Inman Grant’s office also stated eSafety was still working out ways to address what she calls “high-impact content that can be harmful to children,” which includes “pornography.

What the commissioner called “mandatory industry-developed online safety codes” concerning online porn, however, do not appear to have been submitted by the Friday  deadline, and statements about the timeline for them were unclear.

Unlike the U.S., Australia does not have any blanket protections of free speech like the First Amendment, or a Section 230 analog protecting platforms from liability for third-party uploads.

As XBIZ reported, the new guidelines, which Inman Grant tirelessly promoted nationally and internationally in the U.K. and the U.S., would necessitate a government definition of “pornographic website” or “adult website,” and would also have to specify if non-porn-specific platforms such as Twitter and Reddit, which tolerate adult content, would also fall under that category unless they ban all sexual content.

Inman Grant Upset About XBIZ, Accountability

In November 2021, Australian investigative outlet Crikey published a lengthy report on Inman Grant’s obsession with banning online porn.
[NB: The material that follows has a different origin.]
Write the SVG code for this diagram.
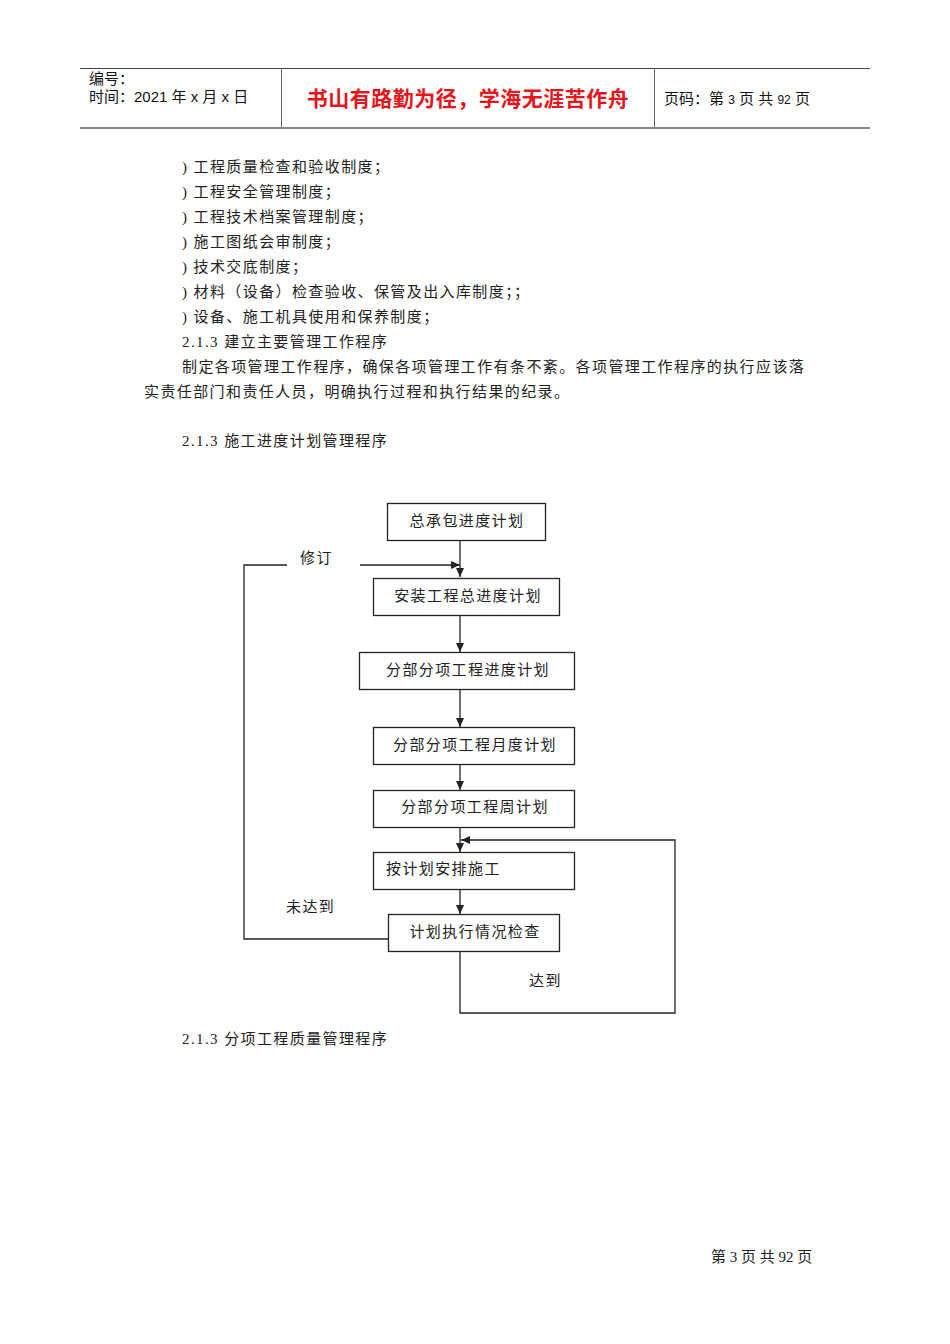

The report revealed documents, obtained under Australia’s Freedom of Information Act, in which the country’s top internet regulator revealed explicit animosity towards press coverage of her contacts with NCOSE, formerly known as Morality in Media, and other foreign crusading organizations.

Staff from the office of Inman Grant’s office admitted to Crikey that “her appearance on the podcast of a US-based anti-porn, anti-sex trafficking organization added to LGBTIQ+ and sex worker communities’ fears about her new powers.”

Inman Grant’s appearance on the NCOSE podcast “was a recorded interview broadcast at the Coalition to End Sexual Exploitation summit in July, just weeks after the Parliament passed the Online Safety Act.”

According to Crikey’s sources in the Australian regulator’s office, “it was only after the podcast was published in September and promoted on Inman Grant’s Twitter account that it drew the attention, and ire, of people online who criticized her for appearing with NCOSE. This was influenced by news editor of sex industry trade publication XBIZ Gustavo Turner’s coverage.”

In a 2021 email sent shortly after with the subject line “Angry porn people and the LGBTQI+ community,” Inman Grant told two other staff that there are “U.S.-based porn people spreading a fair amount of misinformation” about the interview. She says that she doesn’t think NCOSE is a religious organization and chalks up the opposition to the sex industry having a “beef” with them.

“This may be our ‘new normal’ now that we have been thrown in the midst of the ‘porn wars’ …,” she writes.

One staff member replied, confused about Inman Grant’s appearance. They attached a screenshot from a Google search of NCOSE that shows it listed as “an American nonprofit known for its anti-pornography and anti-sex trafficking advocacy”: “Is this accurate? Who recommended that we do this? Was due diligence done?” they asked.

A staff member responds later by raising the alarm about NCOSE’s past efforts, including trying to block LGBTIQ+ content on schools computers.

“So this feeds into that narrative that we have discussed earlier — that some sectors of the community (most notably the LGBTIQ+ community) are very distrustful of the government and feel that eSafety’s new powers are a bit of a Trojan Horse to silence their voices and/or consensual or positive porn,” they wrote.

Inman Grant and staff agreed to delete her tweet promoting the podcast, but explicitly advised against speaking to XBIZ.